As the ’90s rolled in, champions of this naturalistic, documentary style of fashion photography, like Corinne Day, David Sims, Craig McDean, and Jason Evans, took the stage. Their work was an ode to everyday life and genuine people, celebrating their unique flaws that rendered them beautifully individual. These decades marked a shift towards raw, unfiltered authenticity, amplifying the voices of the unconventional and the real in the world of fashion photography.
Fiction and fantasy
In the realm of contemporary fashion, images are vibrant tapestries of storytelling, steeped in rich colors and poetic narratives. The canvas is grand, with budgets that rival blockbusters, set designers conjuring wonderlands, and a multitude of stylists weaving their magic to craft elaborate fantasies. Photographer Miles Aldridge likens this process to the art of filmmaking:
“If the world were pretty enough, I’d shoot on location all the time. But the world is just not being designed with aesthetics as a priority. What I’m trying to do is take something from real life and reconstruct it in a cinematic way … condensed emotion, condensed color, condensed light.”

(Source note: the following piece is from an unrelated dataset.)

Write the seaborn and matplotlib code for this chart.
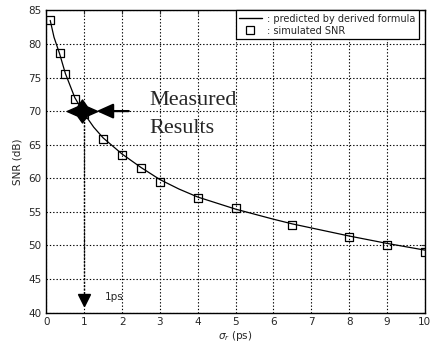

As fashion designers reinvent and recycle trends from bygone decades, photographers too delve into the archives of their predecessors for inspiration. Tim Walker, a modern-day magician, summons a whimsical, technicolor England, inspired by the opulent heritage of Cecil Beaton’s early work and the timeless enchantment of classic children’s fairytales. These images are not just fashion; they are reverberating echoes of creativity, where the ordinary transforms into the extraordinary, and every frame is a chapter in a colorful narrative.